Anyways, I was running through my first Strength and conditioning routine for 2011 this morning and I had to tune in and become very aware of the pace I was setting, as I had eight exercises to get through, a minute break and I needed to do six rounds of it - hence the need to keep an eye on my pace and intensity. In the 10 seconds break between exercises I thought about what my mind needed to do ... and it occurred to me that although, at one point, I needed to dial the intensity back 10%, I still needed to maintain 100% focus on what I was doing. it then occurred to me that this is also the case with light rolling. When we roll lightly, we need to dial back the intensity - but not at the expense of being technically correct. Although we can choose to dial down the intensity with which we roll/wrestle, we should keep fully focussed on what we are doing and try our best to maintain perfect form. This ability to dial back intensity whilst maintaining good form is very important because when we need to turn up the pace we don't have to do anything very different inside of our heads. it's like concentrating fully when we are driving our car, even though we are only driving at 50KPH - then when we decide to accelerate, the focus and attention is right there - we don't have to go looking for it. Think on it ... play with the dial but keep 100% focus on what you are doing. Best wishes


Matty Perkins said…
Hi John. This post will help me set a target/standard for more "relaxed" rolling. I have been finding it difficult to understand what that term means and control my intensity. Will let you know how it goes :)
OliverMurray said…
Thanks John great post.
This is something I have grappled with ;-) for awhile. Most of my grappling is with relatively new guys (1 to 3 years) and it is easy to get sloppy as there are no consequences unlike my trips to Perth!

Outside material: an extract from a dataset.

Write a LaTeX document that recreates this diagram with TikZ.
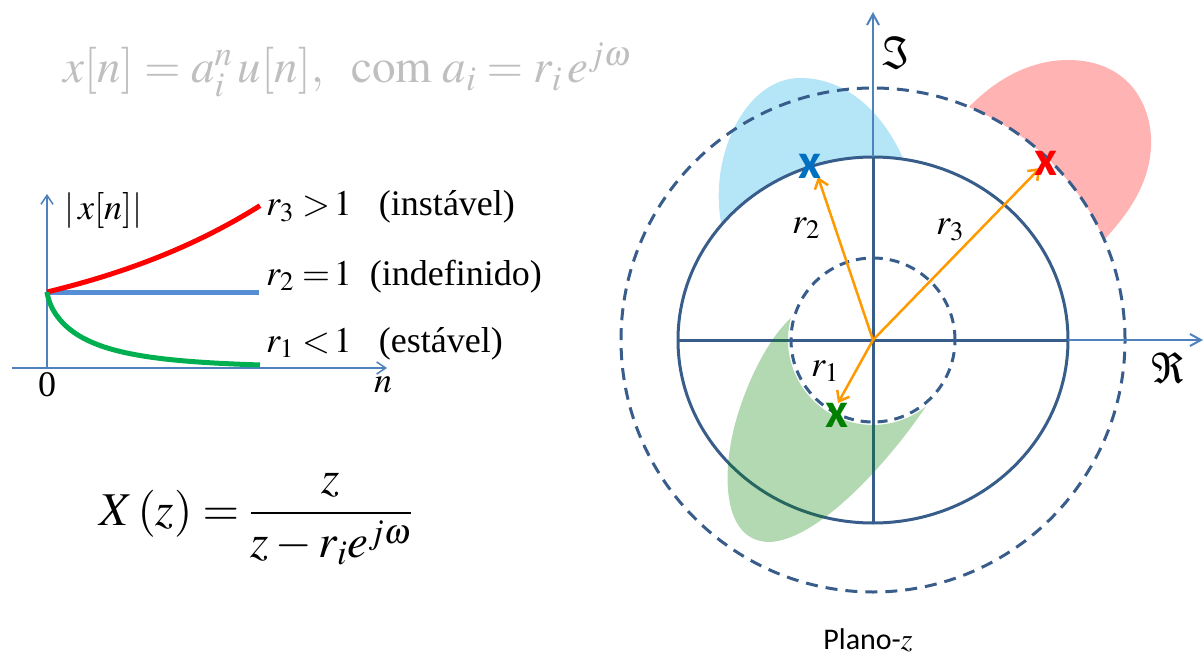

My motto is "Roll light but keep it tight and do it right"

Personally it is the fundamentals that slip usually elbows in

Nick Brown said…
This is a very eye opening thought.

As a motorcyclist, I am always 100% focussed while on the road, as being aware is of paramount importance. The slightest mistake or missed observation could lead to danger.

I hadn't even thought about applying this principle to my BJJ. While the stakes aren't as high, it is a simple way to ensure you're always working on your technique, even if you don't think you are.
It makes perfect sense. Thanks for the insight.
MiCrO said…
There's always different people telling me their version of how to light roll (or flow roll), but your explanation defines the core principles behind this exercise. As long as we're able to keep these principles true during the light roll, I believe the how will sort itself out and will probably be different for everyone.